Como el Monte Análogo que unía la tierra con el cielo y en consecuencia guardaba conocimientos y saberes que guiaban a los hombres hacia otro horizonte. En La escuela de caballos voladores, los caballos tienen la ingenuidad primitiva de volar hacia el sol como en los exvotos de iglesia
–Tus cuadros parecen dar las gracias.
–¿Verdad? Como milagritos… Se meten al edificio como caballos y salen como pájaros. Es un tríptico que titulé La conversión.
Admirador de Leonardo da Vinci: “¿sabes que pintó muy pocos cuadros y su mejor cuadro, además de la “Mona Lisa y La última cena, es La Virgen del armiño?” Pablo se manifiesta una y otra vez contra el nazismo y Leonora lo secunda. Hitler es innombrable en la casa de la calle de Chihuahua y la memoria de Chiki Weisz puede sentirse honrada por sus dos hijos, Gabriel y Pablo, y por Leonora, quien ha combatido el fascismo y el autoritarismo. René Magritte es otro de los pintores que más han influido en Pablo, así como sus lecturas impulsadas por su padre: Rimbaud, Baudelaire, Mallarmé, y por su madre, Huxley, Shakespeare, William Blake y el maravilloso libro de Pierre Mabille, Mirror of the Marvelous. A los dos niños no se les daban juguetes, sino libros y discos; Mozart, Bach y Vivaldi subían por la escalera de la casa y se disolvían en la azotea.
Lo que más marcó a Gaby y a Pablo, que usaban capas para viajar y así conocieron a la blanca hija del minotauro (mitad hombre, mitad toro), es el nazismo, cuyo régimen de terror causó la muerte de cerca de 2 millones 500 mil personas (la mayoría judíos), tan sólo en el campo de concentración de Auschwitz.

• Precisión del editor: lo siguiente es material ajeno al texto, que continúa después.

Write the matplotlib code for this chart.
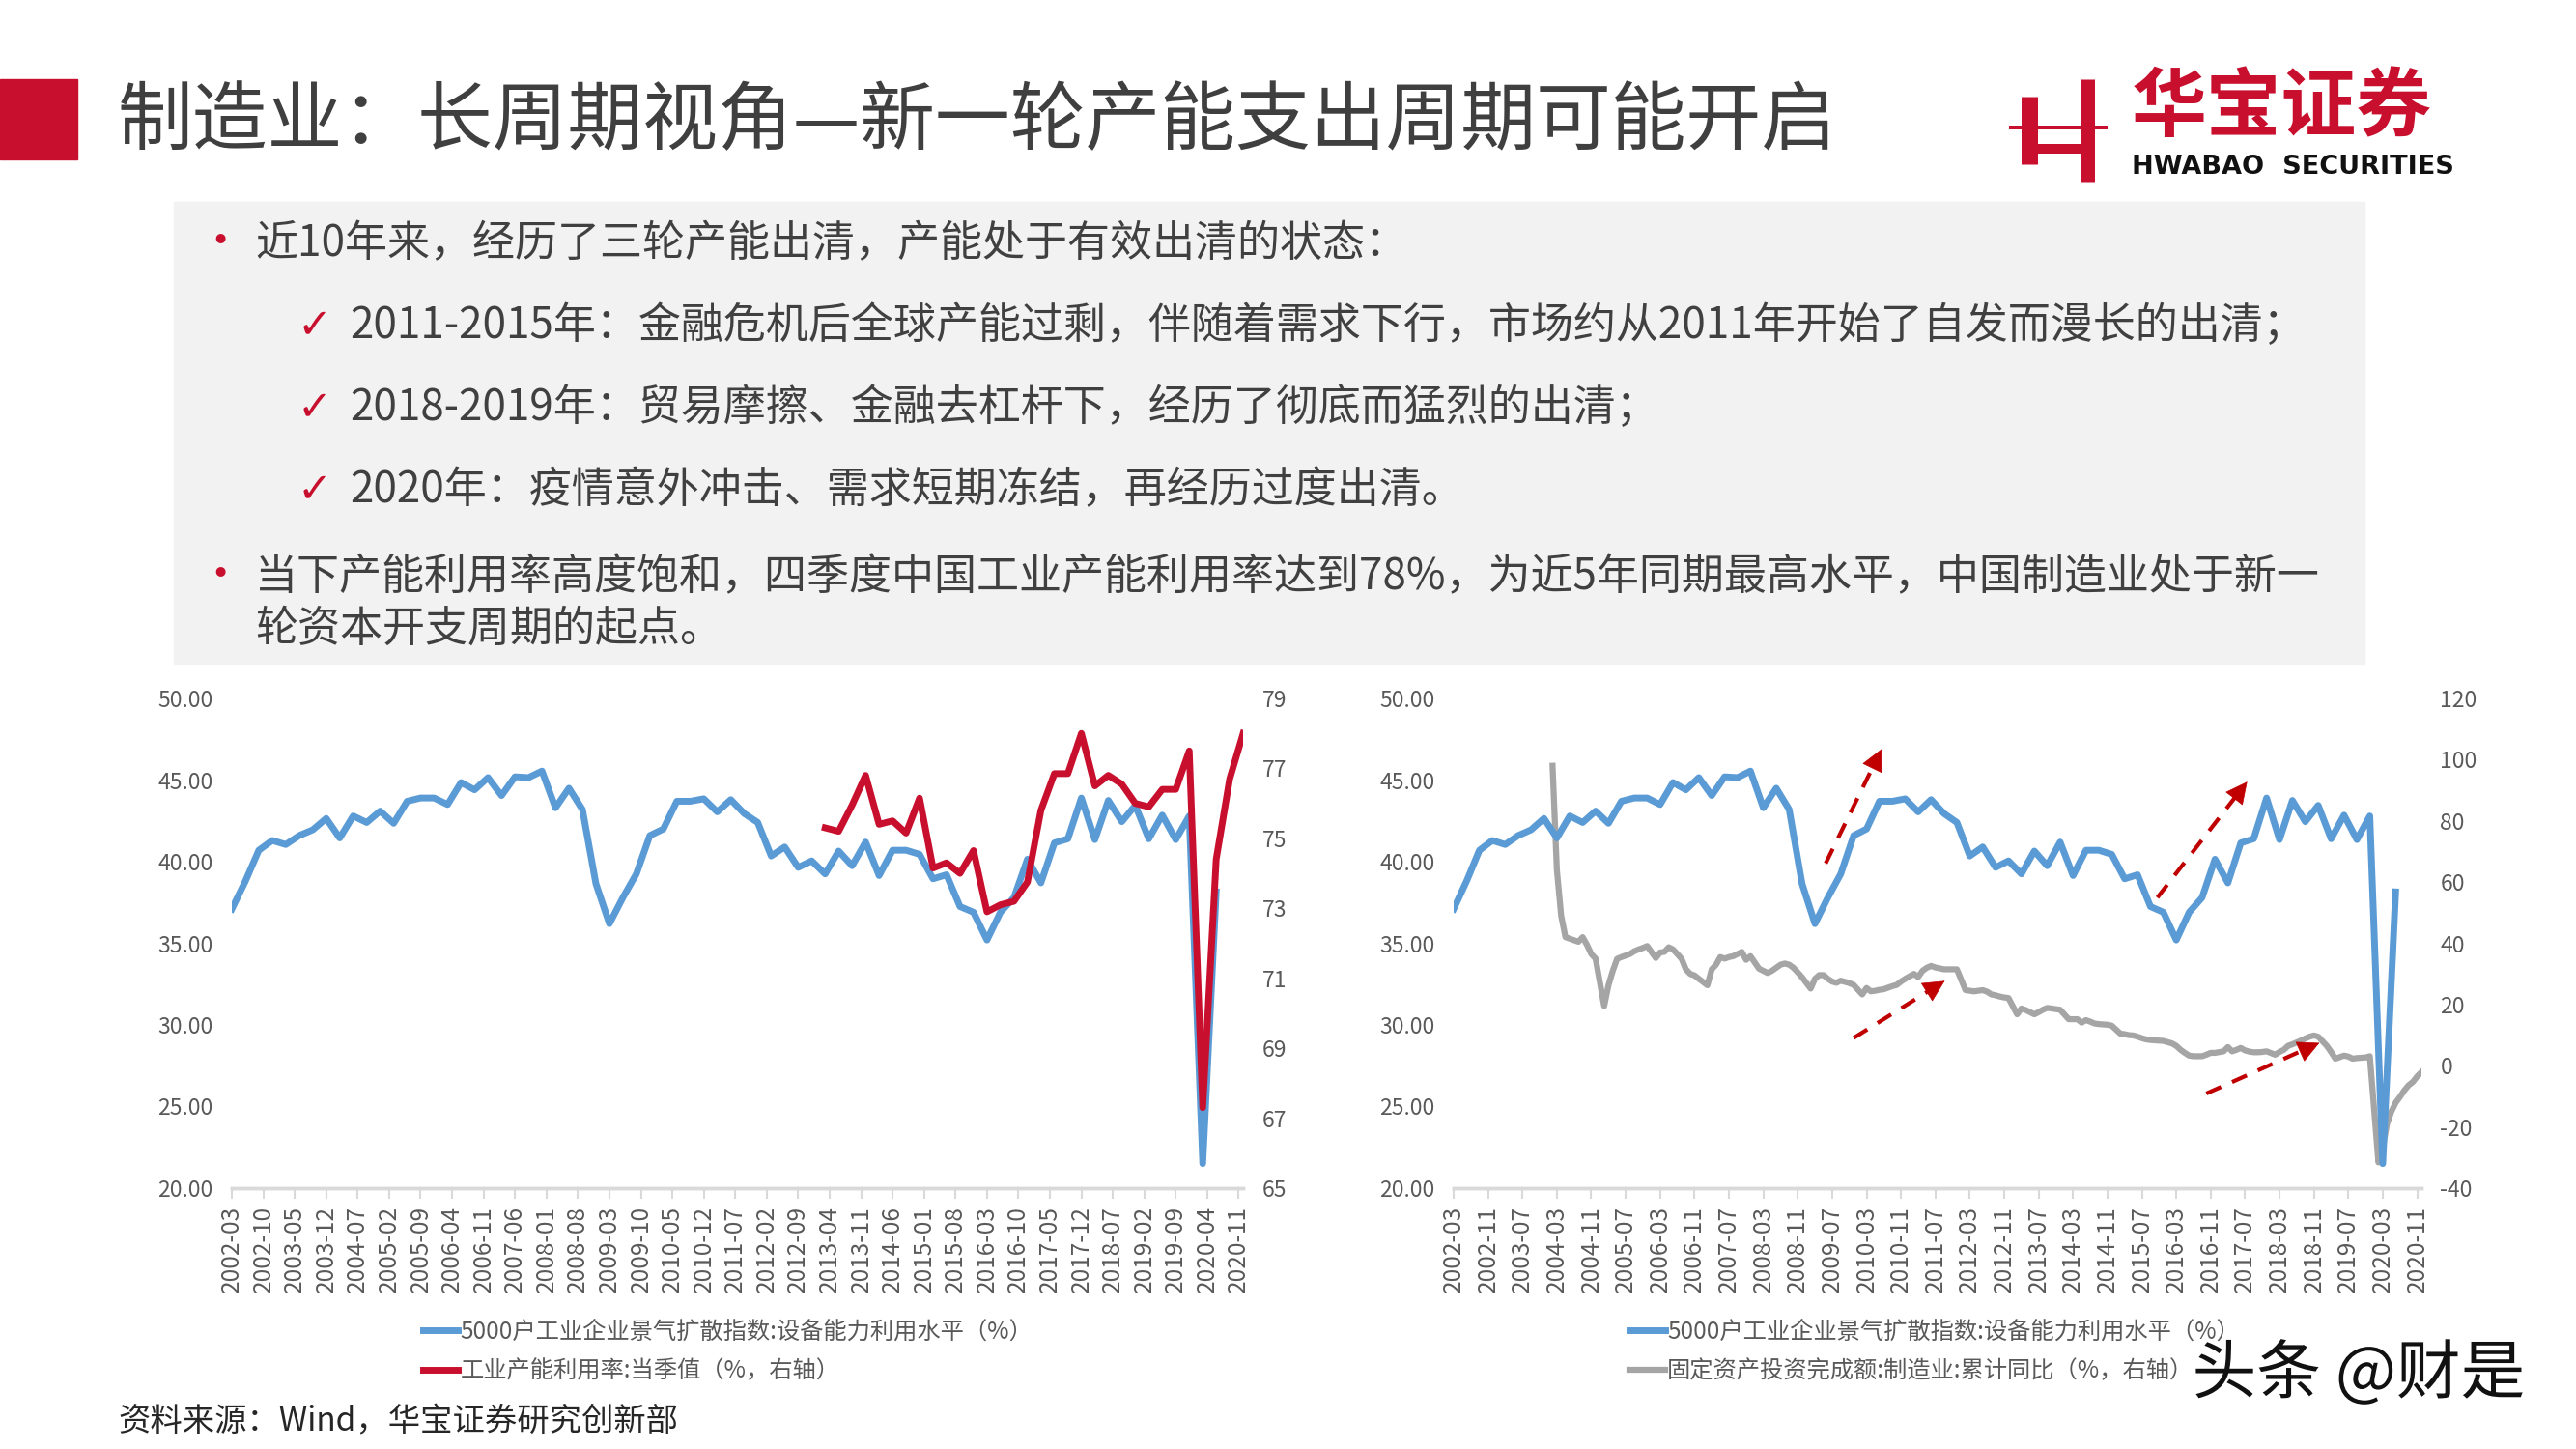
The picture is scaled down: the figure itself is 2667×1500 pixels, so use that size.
# 制造业产能周期 双图复刻
import numpy as np
import pandas as pd
import matplotlib.pyplot as plt
from matplotlib.patches import Rectangle
from matplotlib.lines import Line2D
import matplotlib.patheffects as pe

plt.rcParams['font.family'] = ['Noto Sans CJK SC', 'DejaVu Sans']

# ---------------- 数据 ----------------
# 月度类别轴 2002-03 ~ 2020-12
months = pd.period_range('2002-03', '2020-12', freq='M')
month_labels = [p.strftime('%Y-%m') for p in months]

# 5000户工业企业景气扩散指数:设备能力利用水平, 季度 2002Q1 ~ 2020Q2
blue_vals = [37.1, 38.8, 40.7, 41.3,
             41.05, 41.6, 41.95, 42.65,
             41.45, 42.8, 42.4, 43.1,
             42.35, 43.7, 43.9, 43.9,
             43.5, 44.85, 44.4, 45.15,
             44.05, 45.2, 45.15, 45.55,
             43.3, 44.5, 43.2, 38.65,
             36.2, 37.8, 39.25, 41.6,
             42.0, 43.7, 43.7, 43.85,
             43.05, 43.8, 42.95, 42.4,
             40.35, 40.9, 39.65, 40.05,
             39.25, 40.65, 39.75, 41.2,
             39.15, 40.7, 40.7, 40.45,
             38.95, 39.2, 37.25, 36.9,
             35.2, 36.9, 37.8, 40.15,
             38.7, 41.15, 41.4, 43.9,
             41.35, 43.75, 42.45, 43.45,
             41.4, 42.85, 41.35, 42.8,
             21.5, 38.15]
blue_start = '2002-03'

# 工业产能利用率:当季值, 2013Q1 ~ 2020Q4
red_vals = [75.3, 75.2, 75.95, 76.8,
            75.4, 75.5, 75.15, 76.15,
            74.15, 74.3, 74.0, 74.65,
            72.9, 73.1, 73.2, 73.75,
            75.8, 76.85, 76.85, 78.0,
            76.5, 76.8, 76.55, 76.0,
            75.9, 76.4, 76.4, 77.5,
            67.3, 74.4, 76.7, 78.0]
red_start = '2013-03'

# 固定资产投资完成额:制造业:累计同比, 月度 2004-02 ~ 2020-12 (1月无数据)
gray_vals = [
    98.0, 64.0, 49.0, 42.0, 41.5, 41.0, 40.5, 42.0, 39.5, 36.5, 35.0,            # 2004
    None, 19.5, 26.3, 31.0, 34.9, 35.5, 36.0, 36.5, 37.4, 38.0, 38.5, 39.1,      # 2005
    None, 35.2, 37.0, 37.2, 38.7, 38.0, 36.5, 34.9, 31.5, 30.0, 29.5, 28.4,      # 2006
    None, 26.3, 31.5, 33.0, 35.5, 35.0, 35.5, 35.8, 36.5, 37.2, 34.6, 35.8,      # 2007
    None, 31.7, 31.0, 30.3, 31.0, 32.0, 33.0, 33.4, 33.0, 32.0, 30.5, 28.9,      # 2008
    None, 25.2, 28.4, 29.6, 29.6, 28.4, 27.5, 27.1, 27.8, 27.4, 27.0, 26.4,      # 2009
    None, 23.3, 25.4, 24.3, 24.5, 24.8, 25.0, 25.5, 26.0, 26.4, 27.5, 28.4,      # 2010
    None, 30.0, 29.0, 31.0, 32.0, 32.6, 32.1, 31.8, 31.5, 31.5, 31.5, 31.5,      # 2011
    None, 24.7, 24.5, 24.3, 24.5, 24.7, 24.2, 23.3, 23.0, 22.6, 22.3, 22.1,      # 2012
    None, 16.8, 18.7, 18.2, 17.5, 16.8, 17.5, 18.3, 18.9, 18.7, 18.5, 18.3,      # 2013
    None, 15.2, 15.2, 15.2, 14.1, 14.9, 14.4, 13.8, 13.6, 13.5, 13.4, 13.1,      # 2014
    None, 10.5, 10.3, 10.0, 9.9, 9.5, 9.0, 8.6, 8.4, 8.3, 8.2, 8.1,              # 2015
    None, 7.3, 6.5, 5.2, 4.2, 3.3, 3.1, 3.1, 3.1, 3.6, 4.2, 4.2,                 # 2016
    None, 4.7, 6.1, 4.7, 5.2, 5.8, 5.0, 4.6, 4.4, 4.4, 4.5, 4.7,                 # 2017
    None, 3.6, 4.5, 5.2, 6.5, 7.0, 7.6, 8.2, 8.9, 9.5, 9.9, 9.5,                 # 2018
    None, 6.5, 4.5, 2.3, 2.8, 3.3, 3.0, 2.3, 2.5, 2.6, 2.7, 3.1,                 # 2019
    None, -31.6, -26.9, -19.0, -15.0, -12.1, -10.2, -8.1, -6.4, -5.3, -3.5, -2.1,  # 2020
]
gray_start = '2004-02'

blue_label = '5000户工业企业景气扩散指数:设备能力利用水平（%）'
red_label = '工业产能利用率:当季值（%，右轴）'
gray_label = '固定资产投资完成额:制造业:累计同比（%，右轴）'

title = '制造业：长周期视角—新一轮产能支出周期可能开启'
bullet1 = '近10年来，经历了三轮产能出清，产能处于有效出清的状态：'
checks = ['2011-2015年：金融危机后全球产能过剩，伴随着需求下行，市场约从2011年开始了自发而漫长的出清；',
          '2018-2019年：贸易摩擦、金融去杠杆下，经历了彻底而猛烈的出清；',
          '2020年：疫情意外冲击、需求短期冻结，再经历过度出清。']
bullet2 = ['当下产能利用率高度饱和，四季度中国工业产能利用率达到78%，为近5年同期最高水平，中国制造业处于新一',
           '轮资本开支周期的起点。']
source = '资料来源：Wind，华宝证券研究创新部'

# ---------------- 样式 ----------------
BLUE = '#5B9BD5'
RED = '#C8102E'
GRAY = '#A5A5A5'
TXT = '#404040'
TICK = '#595959'
AXIS = '#D9D9D9'


def pos(start, n, step):
    i0 = month_labels.index(start)
    return i0 + np.arange(n) * step


def style_axes(ax, axr, tick_step, yl, yr, yr_fmt):
    ax.set_xlim(0, len(months) - 1)
    ax.set_ylim(*yl)
    ax.set_yticks(np.arange(yl[0], yl[1] + 0.1, 5))
    ax.set_yticklabels(['%.2f' % v for v in np.arange(yl[0], yl[1] + 0.1, 5)])
    axr.set_ylim(*yr[:2])
    axr.set_yticks(np.arange(yr[0], yr[1] + 0.1, yr[2]))
    axr.set_yticklabels([yr_fmt % v for v in np.arange(yr[0], yr[1] + 0.1, yr[2])])
    ticks = list(range(0, len(months), tick_step))
    ax.set_xticks(ticks)
    ax.set_xticklabels([month_labels[i] for i in ticks], rotation=90,
                       fontsize=17.5, color=TICK)
    for a in (ax, axr):
        for s in ('top', 'left', 'right'):
            a.spines[s].set_visible(False)
        a.spines['bottom'].set_color(AXIS)
        a.spines['bottom'].set_linewidth(2.5)
    ax.tick_params(axis='x', length=8, width=1.5, color=AXIS, pad=5)
    ax.tick_params(axis='y', length=0, labelsize=16.5, labelcolor=TICK, pad=14)
    axr.tick_params(axis='y', length=0, labelsize=16.5, labelcolor=TICK, pad=14)


fig = plt.figure(figsize=(26.67, 15), dpi=100)

# 标题栏
fig.patches.append(Rectangle((0, 0.89), 0.030, 0.0553, transform=fig.transFigure,
                             color=RED, zorder=1))
fig.text(0.0458, 0.915, title, fontsize=56, fontweight='medium', color='#3F3F3F',
         va='center', ha='left')

# logo
logo_lines = [((2101, 2101), (100, 170), 17), ((2161, 2161), (82, 188), 15),
              ((2080, 2182), (132, 132), 4), ((2093, 2157), (154, 154), 10)]
for xs, ys, w in logo_lines:
    fig.add_artist(Line2D([x / 2667 for x in xs], [1 - y / 1500 for y in ys],
                          transform=fig.transFigure, color=RED, lw=w * 0.72,
                          solid_capstyle='butt'))
fig.text(0.8275, 0.925, '华宝证券', fontsize=56, fontweight='heavy', color=RED,
         va='center', ha='left')
fig.text(0.8275, 0.885, 'HWABAO  SECURITIES', fontsize=19.5, fontweight='bold',
         color='#111111', va='center', ha='left', family='DejaVu Sans')

# 文本框
fig.patches.append(Rectangle((0.0675, 0.542), 0.8505, 0.3187, transform=fig.transFigure,
                             color='#F2F2F2', zorder=0))
fig.text(0.0765, 0.832, '•', fontsize=34, color=RED, va='center')
fig.text(0.099, 0.832, bullet1, fontsize=31.7, color=TXT, va='center')
for k, line in enumerate(checks):
    y = 0.7753 - k * 0.0567
    fig.text(0.1155, y, '✓', fontsize=31, color=RED, va='center', family='DejaVu Sans')
    fig.text(0.1359, y, line, fontsize=31.7, color=TXT, va='center')
fig.text(0.0765, 0.602, '•', fontsize=34, color=RED, va='center')
fig.text(0.099, 0.602, bullet2[0], fontsize=31.7, color=TXT, va='center')
fig.text(0.099, 0.566, bullet2[1], fontsize=31.7, color=TXT, va='center')

# ---------------- 左图 ----------------
ax1 = fig.add_axes([0.0900, 0.18, 0.3926, 0.338])
ax1r = ax1.twinx()
l_blue, = ax1.plot(pos(blue_start, len(blue_vals), 3), blue_vals, color=BLUE, lw=5,
                   solid_joinstyle='round')
l_red, = ax1r.plot(pos(red_start, len(red_vals), 3), red_vals, color=RED, lw=5,
                   solid_joinstyle='round')
style_axes(ax1, ax1r, 7, (20, 50), (65, 79, 2), '%d')

# ---------------- 右图 ----------------
ax2 = fig.add_axes([0.5643, 0.18, 0.3757, 0.338])
ax2r = ax2.twinx()
ax2.plot(pos(blue_start, len(blue_vals), 3), blue_vals, color=BLUE, lw=5,
         solid_joinstyle='round')
gx = pos(gray_start, len(gray_vals), 1)
gy = np.array([np.nan if v is None else v for v in gray_vals])
ok = ~np.isnan(gy)
l_gray, = ax2r.plot(gx[ok], gy[ok], color=GRAY, lw=4.5, solid_joinstyle='round')
style_axes(ax2, ax2r, 8, (20, 50), (-40, 120, 20), '%d')

# 红色虚线箭头 (左轴坐标)
arrows = [((86.5, 39.9), (99.5, 46.9)), ((93.0, 29.2), (114.2, 32.7)),
          ((163.6, 37.8), (184.5, 44.9)), ((175.0, 25.8), (201.3, 28.9))]
for (x0, y0), (x1, y1) in arrows:
    xm, ym = x0 + (x1 - x0) * 0.9, y0 + (y1 - y0) * 0.9
    ax2.plot([x0, xm], [y0, ym], color='#C00000', lw=3, ls=(0, (4, 3)), zorder=5)
    ax2.annotate('', xy=(x1, y1), xytext=(xm, ym),
                 arrowprops=dict(arrowstyle='-|>', color='#C00000', lw=0.5,
                                 mutation_scale=38, shrinkA=0, shrinkB=0), zorder=5)
ax2.set_zorder(ax2r.get_zorder() + 1)
ax2.patch.set_visible(False)

# ---------------- 图例 ----------------
fig.legend([l_blue, l_red], [blue_label, red_label], loc='upper left',
           bbox_to_anchor=(0.156, 0.104), frameon=False, fontsize=17.5,
           handlelength=1.5, handletextpad=0.1, labelspacing=0.6, labelcolor=TICK)
fig.legend([Line2D([], [], color=BLUE, lw=5), l_gray], [blue_label, gray_label],
           loc='upper left', bbox_to_anchor=(0.6245, 0.104), frameon=False, fontsize=17.5,
           handlelength=1.5, handletextpad=0.1, labelspacing=0.6, labelcolor=TICK)

fig.text(0.0458, 0.019, source, fontsize=24, color='#262626', va='center')
fig.text(0.851, 0.051, '头条 @财是', fontsize=48, color='#111111', va='center',
         path_effects=[pe.withStroke(linewidth=6, foreground='white')])

fig.savefig('out.png', dpi=100, facecolor='white')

Para dos niños como Gabriel y Pablo debió ser muy difícil saber que los hermanos de su padre habían sido exterminados en el Holocausto y seguramente influyó en su crecimiento, sobre todo porque en México había admiradores de los nazis, y a la hora de los noticieros muchos espectadores aplaudían el paso de ganso de los soldados alemanes. Ana Frank, Elie Weisel, Edith Stein (monja católica de origen judío), Primo Levi, Imre Kertesz, Victor Frankl vivieron en carne propia el racismo, la persecución, y pocos sobrevivieron a los hornos crematorios; esto, obviamente, influyó en los dos hermanos, hijos de un húngaro judío y de una aristócrata inglesa: Chiki Weisz y Leonora Carrington.